The stakes in the 2025 Amendment Bill make this duty unavoidable. Constitutional power rarely shifts through dramatic language, but through technical provisions with cumulative effect.

The proposals include party-expulsion mechanisms that could trigger presidential removal, deregistration of political parties following electoral defeat, suspension of trials during election periods, and lowered victory thresholds that fundamentally reshape electoral competition.

Viewed individually, these measures may appear procedural. Taken together, they alter the architecture of power, recalibrate political pluralism, and affect where authority is exercised — upward or closer to the people.

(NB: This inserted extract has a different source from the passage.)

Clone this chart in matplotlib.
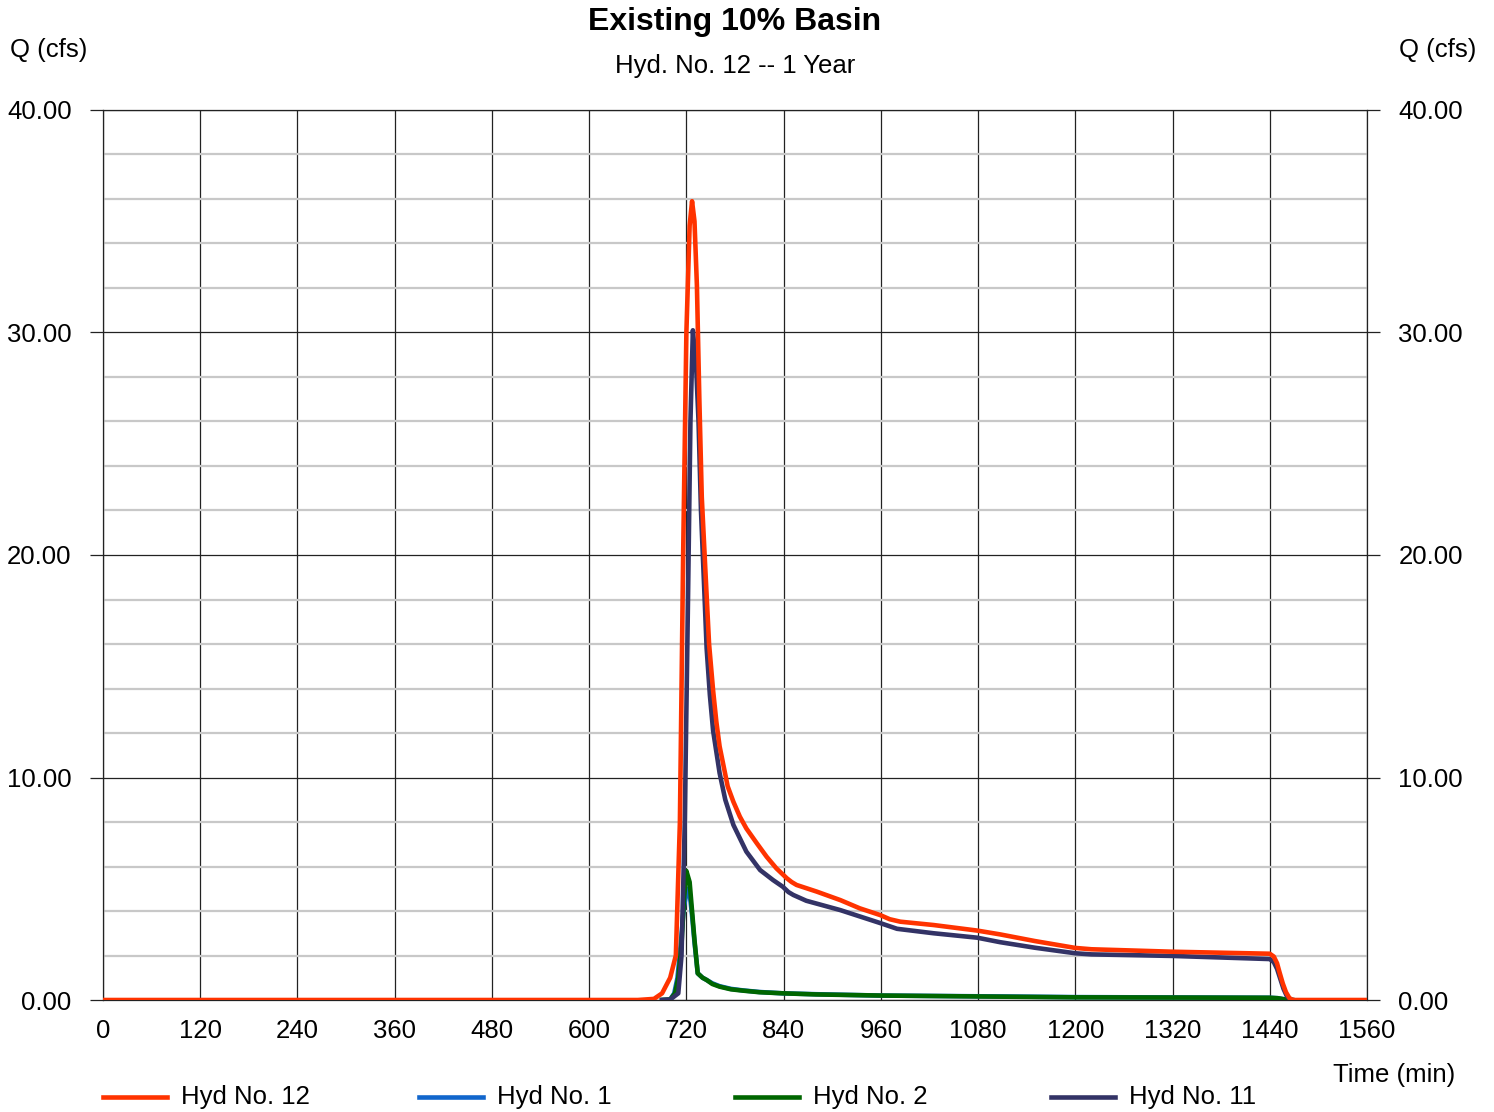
import matplotlib
matplotlib.use("Agg")
import matplotlib.pyplot as plt
from matplotlib.lines import Line2D
from matplotlib.ticker import MultipleLocator

plt.rcParams['font.family'] = ['Liberation Sans', 'DejaVu Sans']

## hydrograph data (time in min, flow in cfs)
t12 = [0, 660, 680, 690, 700, 707, 712, 716, 720, 724, 727, 730, 733, 736, 739, 744,
       748, 753, 757, 761, 766, 771, 778, 786, 794, 807, 819, 831, 844, 850, 856, 866,
       881, 910, 934, 959, 971, 984, 1025, 1079, 1107, 1150, 1200, 1220, 1320, 1440,
       1445, 1449, 1452, 1456, 1460, 1464, 1467, 1470, 1560]
q12 = [0, 0, 0.05, 0.3, 1.0, 2.0, 8.0, 20.0, 30.0, 34.8, 35.9, 35.0, 32.1, 27.0, 22.6, 18.9,
       16.0, 13.9, 12.5, 11.4, 10.5, 9.6, 8.91, 8.24, 7.71, 7.04, 6.44, 5.92, 5.47, 5.3, 5.17,
       5.05, 4.87, 4.49, 4.12, 3.82, 3.63, 3.52, 3.37, 3.12, 2.95, 2.65, 2.34, 2.28, 2.17,
       2.08, 1.95, 1.65, 1.25, 0.75, 0.35, 0.1, 0.02, 0, 0]

t1 = [690, 700, 705, 709, 713, 717, 721, 724, 727, 730, 734, 740, 745, 752, 761, 775,
      790, 810, 839, 880, 959, 1107, 1200, 1440, 1450, 1458, 1468]
q1 = [0, 0.02, 0.3, 1.0, 2.5, 4.2, 5.0, 4.8, 3.8, 2.6, 1.2, 1.0, 0.9, 0.75, 0.62, 0.5,
      0.43, 0.36, 0.3, 0.26, 0.2, 0.16, 0.13, 0.1, 0.08, 0.03, 0]

t2 = [690, 700, 706, 710, 714, 717, 720, 724, 727, 730, 734, 740, 745, 752, 761, 775,
      790, 810, 839, 880, 959, 1107, 1200, 1440, 1450, 1458, 1468]
q2 = [0, 0.02, 0.3, 1.0, 2.5, 4.5, 5.8, 5.3, 4.0, 2.7, 1.2, 1.0, 0.9, 0.72, 0.6, 0.48,
      0.42, 0.35, 0.3, 0.25, 0.2, 0.15, 0.12, 0.1, 0.08, 0.03, 0]

t11 = [690, 700, 710, 714, 718, 722, 725, 728, 732, 735, 738, 742, 745, 749, 753, 761,
       768, 778, 794, 811, 827, 839, 846, 852, 868, 910, 959, 980, 1025, 1079, 1107, 1150,
       1200, 1220, 1320, 1440, 1445, 1449, 1453, 1457, 1461, 1465, 1468]
q11 = [0, 0.02, 0.3, 2.0, 8.0, 18.0, 26.0, 30.1, 28.5, 26.0, 22.0, 18.5, 15.8, 13.7, 12.1, 10.2,
       9.0, 7.87, 6.67, 5.84, 5.39, 5.09, 4.85, 4.72, 4.46, 4.04, 3.46, 3.2, 3.0, 2.8, 2.6, 2.35,
       2.1, 2.05, 1.98, 1.84, 1.7, 1.4, 0.95, 0.5, 0.18, 0.03, 0]

names = ['Hyd No. 12', 'Hyd No. 1', 'Hyd No. 2', 'Hyd No. 11']
colors = ['#ff3300', '#1166cc', '#006600', '#333366']
xticks = list(range(0, 1561, 120))
yticks = [0, 10, 20, 30, 40]

fs = 18.5
lw = 3.3
fig = plt.figure(figsize=(14.94, 11.12), dpi=100)
ax = fig.add_axes([103/1494, 1 - 1000/1112, 1264/1494, 890/1112])

series = [(t12, q12), (t1, q1), (t2, q2), (t11, q11)]
for (t, q), c, z in zip(series, colors, [7, 4, 5, 6]):
    ax.plot(t, q, color=c, lw=lw, zorder=z, solid_joinstyle='round')

ax.set_xlim(0, 1560)
ax.set_ylim(0, 40)
ax.set_xticks(xticks)
ax.set_xticklabels([str(v) for v in xticks])
ax.set_yticks(yticks)
ax.set_yticklabels(['%.2f' % v for v in yticks])
ax.yaxis.set_minor_locator(MultipleLocator(2))

ax.grid(which='major', color='#222222', lw=0.9, zorder=1)
ax.grid(which='minor', axis='y', color='#c8c8c8', lw=1.6, zorder=0)
ax.set_axisbelow(True)

ax.tick_params(axis='x', length=0, pad=14, labelsize=fs)
ax.tick_params(axis='y', which='major', left=True, right=True, labelleft=True,
               labelright=True, direction='out', length=9.5, width=0.9,
               color='#222222', pad=13, labelsize=fs)
ax.tick_params(axis='y', which='minor', length=0)
for s in ax.spines.values():
    s.set_color('#222222')
    s.set_linewidth(0.9)

# titles and axis labels
cx = (103 + 1367) / 2 / 1494
fig.text(cx, 1 - 22/1112, 'Existing 10% Basin', ha='center', va='center',
         fontsize=23, fontweight='bold')
fig.text(cx, 1 - 66/1112, 'Hyd. No. 12 -- 1 Year', ha='center', va='center', fontsize=fs)
fig.text(10/1494, 1 - 50/1112, 'Q (cfs)', ha='left', va='center', fontsize=fs)
fig.text(1476/1494, 1 - 50/1112, 'Q (cfs)', ha='right', va='center', fontsize=fs)
fig.text(1455/1494, 1 - 1075/1112, 'Time (min)', ha='right', va='center', fontsize=fs)

# legend row along the bottom
ly = 1 - 1097/1112
for i, (n, c) in enumerate(zip(names, colors)):
    x0 = (103 + i * 316) / 1494
    fig.add_artist(Line2D([x0, x0 + 64/1494], [ly, ly], color=c, lw=lw,
                          transform=fig.transFigure))
    fig.text(x0 + 78/1494, ly, n, ha='left', va='center', fontsize=fs)

fig.savefig('out.png', dpi=100)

This vertical dimension of constitutional design matters. When authority is drawn upward without corresponding institutional capacity below, access to justice suffers.

Subsidiarity is not nostalgia for custom; it is a functional principle of democratic governance. Silence obscures these distributive consequences and distances constitutional change from lived experience.

The legal community must therefore speak — not as partisans, but as guardians of constitutional order.

Judges, lawyers, academics, and law students need not oppose the amendments. They need only do what their counterparts in Ghana, Kenya, South Africa, the United Kingdom, and the United States routinely do: analyse, question, clarify, and illuminate.

For law students in particular, engagement is not activism but professional formation.

They will inherit the constitutional framework now being shaped and will be responsible for interpreting and defending it.

Democracy rarely dies in noise. It dies in silence — the silence of those who understand the fragility of law but choose not to defend it. Silence in constitutional moments is not absence; it is a decision, and one with lasting consequences.

Sierra Leone now stands at a constitutional crossroads. Its guardians of legality must step forward, calmly and courageously, to ensure that tomorrow’s Constitution is not only dignified in form but legitimate in substance.